According to the group that made the allegations, workers can be seen in the video repeatedly failing to kill horses with one rifle shot, and then leaving the animals in pain for a prolonged period.
"I feel that the footage from the Bouvry plant shows levels of suffering that are unacceptable," said Dr. Mary Richardson, a veterinarian with the coalition.
Another expert associated with the horse protection group said it appeared many horses were still showing voluntary movements and clearly breathing when they were suspended.
"This indicates these horses were likely conscious as they were being hoisted high into the air with one leg bearing their entire weight, and while their necks were cut down to the carotid arteries on both sides," said veterinarian Dr.

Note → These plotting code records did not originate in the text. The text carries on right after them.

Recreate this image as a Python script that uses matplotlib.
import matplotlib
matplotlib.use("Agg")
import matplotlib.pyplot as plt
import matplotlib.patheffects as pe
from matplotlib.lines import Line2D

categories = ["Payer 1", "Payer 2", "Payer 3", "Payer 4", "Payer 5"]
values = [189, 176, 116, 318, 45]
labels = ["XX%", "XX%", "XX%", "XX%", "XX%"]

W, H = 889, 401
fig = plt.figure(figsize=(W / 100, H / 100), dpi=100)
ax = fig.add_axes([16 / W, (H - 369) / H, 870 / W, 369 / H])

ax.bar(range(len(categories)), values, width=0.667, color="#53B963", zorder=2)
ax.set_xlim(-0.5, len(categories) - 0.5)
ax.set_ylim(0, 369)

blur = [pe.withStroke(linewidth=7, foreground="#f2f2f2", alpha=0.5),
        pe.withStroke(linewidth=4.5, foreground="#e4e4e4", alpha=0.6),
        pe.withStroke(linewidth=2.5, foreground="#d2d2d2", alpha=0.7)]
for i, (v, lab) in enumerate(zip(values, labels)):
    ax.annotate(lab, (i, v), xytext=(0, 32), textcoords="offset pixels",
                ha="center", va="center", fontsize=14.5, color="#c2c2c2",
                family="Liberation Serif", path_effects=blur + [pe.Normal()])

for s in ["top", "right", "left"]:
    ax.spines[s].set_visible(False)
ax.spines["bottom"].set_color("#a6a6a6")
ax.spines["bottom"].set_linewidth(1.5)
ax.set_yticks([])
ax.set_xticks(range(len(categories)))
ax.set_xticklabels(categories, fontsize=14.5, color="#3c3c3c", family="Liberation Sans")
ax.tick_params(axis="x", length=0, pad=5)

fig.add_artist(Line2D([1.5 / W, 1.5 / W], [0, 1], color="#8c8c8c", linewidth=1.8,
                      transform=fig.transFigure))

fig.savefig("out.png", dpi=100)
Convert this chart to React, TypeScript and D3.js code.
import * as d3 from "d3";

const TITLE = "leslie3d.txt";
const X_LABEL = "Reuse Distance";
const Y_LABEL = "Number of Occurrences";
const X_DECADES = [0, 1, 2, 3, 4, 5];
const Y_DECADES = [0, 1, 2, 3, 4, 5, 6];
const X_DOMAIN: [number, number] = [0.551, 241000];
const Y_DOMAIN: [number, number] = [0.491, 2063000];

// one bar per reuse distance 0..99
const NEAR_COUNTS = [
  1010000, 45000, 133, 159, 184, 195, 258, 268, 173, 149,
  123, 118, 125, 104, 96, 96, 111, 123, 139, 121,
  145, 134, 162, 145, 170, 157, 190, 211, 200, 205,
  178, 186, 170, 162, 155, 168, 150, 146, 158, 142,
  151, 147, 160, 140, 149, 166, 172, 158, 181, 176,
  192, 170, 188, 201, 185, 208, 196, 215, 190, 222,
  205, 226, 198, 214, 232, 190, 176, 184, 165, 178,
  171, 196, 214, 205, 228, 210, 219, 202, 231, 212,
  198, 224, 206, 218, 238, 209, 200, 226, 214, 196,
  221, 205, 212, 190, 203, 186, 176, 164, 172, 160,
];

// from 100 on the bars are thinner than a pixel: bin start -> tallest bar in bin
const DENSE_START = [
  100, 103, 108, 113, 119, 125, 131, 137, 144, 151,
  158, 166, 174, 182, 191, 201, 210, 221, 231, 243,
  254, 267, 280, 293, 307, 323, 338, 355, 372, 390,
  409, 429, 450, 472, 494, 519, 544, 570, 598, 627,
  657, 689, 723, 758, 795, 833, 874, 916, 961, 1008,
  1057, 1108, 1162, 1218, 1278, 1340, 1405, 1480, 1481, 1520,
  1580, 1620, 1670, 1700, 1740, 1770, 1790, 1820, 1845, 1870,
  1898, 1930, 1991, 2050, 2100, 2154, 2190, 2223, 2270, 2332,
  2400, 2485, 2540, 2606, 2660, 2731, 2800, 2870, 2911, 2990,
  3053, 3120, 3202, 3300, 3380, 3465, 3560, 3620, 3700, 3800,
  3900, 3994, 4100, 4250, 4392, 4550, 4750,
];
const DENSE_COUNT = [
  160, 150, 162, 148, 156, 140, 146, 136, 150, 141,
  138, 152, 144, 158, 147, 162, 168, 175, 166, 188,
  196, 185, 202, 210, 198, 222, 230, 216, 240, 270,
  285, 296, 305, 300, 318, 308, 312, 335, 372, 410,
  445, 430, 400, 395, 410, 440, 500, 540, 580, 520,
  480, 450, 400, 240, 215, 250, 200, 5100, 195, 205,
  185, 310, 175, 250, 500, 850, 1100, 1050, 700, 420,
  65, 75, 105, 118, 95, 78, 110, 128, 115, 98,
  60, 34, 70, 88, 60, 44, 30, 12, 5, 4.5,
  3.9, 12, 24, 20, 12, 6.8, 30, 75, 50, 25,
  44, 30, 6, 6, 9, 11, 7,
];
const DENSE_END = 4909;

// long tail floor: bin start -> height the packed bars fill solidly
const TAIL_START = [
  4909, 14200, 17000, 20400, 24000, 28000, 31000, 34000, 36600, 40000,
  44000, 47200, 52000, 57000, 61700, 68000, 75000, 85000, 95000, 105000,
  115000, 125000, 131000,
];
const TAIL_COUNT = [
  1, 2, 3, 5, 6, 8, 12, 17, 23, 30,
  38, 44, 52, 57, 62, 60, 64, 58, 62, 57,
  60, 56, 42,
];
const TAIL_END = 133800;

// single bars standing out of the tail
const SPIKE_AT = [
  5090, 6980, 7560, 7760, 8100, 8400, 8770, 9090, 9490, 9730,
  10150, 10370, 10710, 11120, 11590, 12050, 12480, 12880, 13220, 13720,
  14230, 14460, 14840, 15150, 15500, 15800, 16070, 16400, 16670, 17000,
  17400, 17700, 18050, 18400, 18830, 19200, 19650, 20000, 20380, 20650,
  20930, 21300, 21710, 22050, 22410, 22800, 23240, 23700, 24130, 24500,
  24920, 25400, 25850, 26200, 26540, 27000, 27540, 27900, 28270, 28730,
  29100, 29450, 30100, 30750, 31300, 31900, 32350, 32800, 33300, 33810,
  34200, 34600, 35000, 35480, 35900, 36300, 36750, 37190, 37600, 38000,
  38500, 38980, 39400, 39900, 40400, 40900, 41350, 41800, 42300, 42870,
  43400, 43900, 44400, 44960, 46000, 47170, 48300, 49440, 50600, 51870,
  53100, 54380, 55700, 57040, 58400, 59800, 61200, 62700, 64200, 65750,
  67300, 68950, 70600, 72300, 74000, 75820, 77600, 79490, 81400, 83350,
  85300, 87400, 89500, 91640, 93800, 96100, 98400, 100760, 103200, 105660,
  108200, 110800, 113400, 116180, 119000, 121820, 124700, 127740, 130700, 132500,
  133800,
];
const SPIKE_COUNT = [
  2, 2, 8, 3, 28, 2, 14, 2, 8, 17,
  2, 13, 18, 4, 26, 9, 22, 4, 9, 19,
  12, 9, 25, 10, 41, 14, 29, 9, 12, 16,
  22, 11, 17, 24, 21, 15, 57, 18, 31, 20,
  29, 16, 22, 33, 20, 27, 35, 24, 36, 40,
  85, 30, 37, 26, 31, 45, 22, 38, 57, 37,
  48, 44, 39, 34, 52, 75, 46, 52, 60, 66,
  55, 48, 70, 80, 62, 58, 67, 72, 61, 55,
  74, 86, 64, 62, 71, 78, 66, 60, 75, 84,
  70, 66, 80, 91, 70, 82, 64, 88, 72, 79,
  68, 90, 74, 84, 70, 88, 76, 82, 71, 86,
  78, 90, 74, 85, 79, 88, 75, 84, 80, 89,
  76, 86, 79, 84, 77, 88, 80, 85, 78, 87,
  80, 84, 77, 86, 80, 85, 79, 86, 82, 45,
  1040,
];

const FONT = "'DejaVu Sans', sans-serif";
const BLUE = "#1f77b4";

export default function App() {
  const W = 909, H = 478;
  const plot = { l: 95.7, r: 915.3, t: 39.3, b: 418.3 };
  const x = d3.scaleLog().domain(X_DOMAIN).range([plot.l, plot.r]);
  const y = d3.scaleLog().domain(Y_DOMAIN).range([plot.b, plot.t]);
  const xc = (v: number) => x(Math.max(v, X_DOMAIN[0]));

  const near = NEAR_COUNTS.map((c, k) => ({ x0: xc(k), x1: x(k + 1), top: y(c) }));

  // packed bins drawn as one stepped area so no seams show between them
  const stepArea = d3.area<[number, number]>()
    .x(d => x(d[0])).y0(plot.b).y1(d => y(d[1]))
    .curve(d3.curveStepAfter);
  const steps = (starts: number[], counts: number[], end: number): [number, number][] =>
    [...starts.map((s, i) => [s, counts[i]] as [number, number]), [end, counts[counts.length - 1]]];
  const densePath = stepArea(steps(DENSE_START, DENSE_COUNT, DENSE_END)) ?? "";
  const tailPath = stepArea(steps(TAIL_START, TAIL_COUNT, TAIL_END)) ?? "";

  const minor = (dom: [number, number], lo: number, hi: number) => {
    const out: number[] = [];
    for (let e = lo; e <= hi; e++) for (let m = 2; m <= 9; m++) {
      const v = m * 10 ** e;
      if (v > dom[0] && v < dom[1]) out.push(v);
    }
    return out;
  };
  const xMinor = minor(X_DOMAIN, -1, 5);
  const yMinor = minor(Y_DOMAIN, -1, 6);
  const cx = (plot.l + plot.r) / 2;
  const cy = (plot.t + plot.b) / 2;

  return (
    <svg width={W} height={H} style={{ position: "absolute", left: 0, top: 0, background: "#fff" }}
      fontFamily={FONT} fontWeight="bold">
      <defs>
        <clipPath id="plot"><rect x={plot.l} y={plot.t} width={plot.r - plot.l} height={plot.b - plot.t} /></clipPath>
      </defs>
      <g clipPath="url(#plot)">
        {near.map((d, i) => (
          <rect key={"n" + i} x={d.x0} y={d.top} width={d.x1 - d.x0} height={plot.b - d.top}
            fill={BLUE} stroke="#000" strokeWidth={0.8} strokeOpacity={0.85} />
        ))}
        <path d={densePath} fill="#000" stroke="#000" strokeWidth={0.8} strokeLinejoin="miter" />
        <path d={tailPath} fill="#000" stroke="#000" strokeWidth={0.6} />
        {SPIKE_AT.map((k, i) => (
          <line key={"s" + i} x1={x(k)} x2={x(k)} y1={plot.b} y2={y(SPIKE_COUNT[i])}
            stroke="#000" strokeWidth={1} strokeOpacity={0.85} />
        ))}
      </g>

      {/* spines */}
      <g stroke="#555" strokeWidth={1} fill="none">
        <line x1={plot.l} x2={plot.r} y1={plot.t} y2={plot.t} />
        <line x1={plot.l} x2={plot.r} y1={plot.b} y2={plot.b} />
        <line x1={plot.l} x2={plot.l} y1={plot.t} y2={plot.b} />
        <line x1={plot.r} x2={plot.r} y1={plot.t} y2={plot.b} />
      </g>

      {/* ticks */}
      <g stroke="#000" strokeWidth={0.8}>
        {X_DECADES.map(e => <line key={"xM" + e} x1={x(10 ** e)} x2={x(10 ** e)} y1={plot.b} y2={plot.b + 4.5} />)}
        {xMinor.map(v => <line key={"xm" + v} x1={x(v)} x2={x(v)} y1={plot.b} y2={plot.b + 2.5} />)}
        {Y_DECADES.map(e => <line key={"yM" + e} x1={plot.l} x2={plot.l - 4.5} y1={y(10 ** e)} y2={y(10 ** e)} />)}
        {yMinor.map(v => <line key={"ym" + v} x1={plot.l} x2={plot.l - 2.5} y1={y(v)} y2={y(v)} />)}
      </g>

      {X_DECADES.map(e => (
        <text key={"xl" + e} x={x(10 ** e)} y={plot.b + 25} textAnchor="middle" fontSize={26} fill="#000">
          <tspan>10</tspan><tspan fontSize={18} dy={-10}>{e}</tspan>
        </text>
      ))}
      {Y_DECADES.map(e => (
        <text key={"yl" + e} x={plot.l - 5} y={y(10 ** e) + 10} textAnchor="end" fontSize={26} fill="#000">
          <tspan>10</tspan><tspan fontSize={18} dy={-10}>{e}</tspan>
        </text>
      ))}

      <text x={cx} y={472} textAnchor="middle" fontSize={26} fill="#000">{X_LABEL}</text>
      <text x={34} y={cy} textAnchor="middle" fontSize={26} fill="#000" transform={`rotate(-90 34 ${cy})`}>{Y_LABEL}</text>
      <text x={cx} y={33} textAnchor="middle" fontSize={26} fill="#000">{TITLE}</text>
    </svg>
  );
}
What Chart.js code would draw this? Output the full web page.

Debi Zimmermann.
The coalition also complained to the Canadian Food Inspection Agency (CFIA), which oversees the operations of slaughterhouses, alleging that the company has violated meat inspection laws.
The agency confirmed Thursday it has been investigating the company's killing practices at its Alberta plant, and another it owns in Massueville, Que., Viande Richelieu.
"The agency is validating and investigating the allegations presented in the video and actions will be taken to ensure vigilance and respect with regards to appropriate duty of care and humane treatment of animals," said CFIA media relations officer Guy Gravelle.
"The CFIA takes allegations of abuse very seriously and investigates all reports of abuse."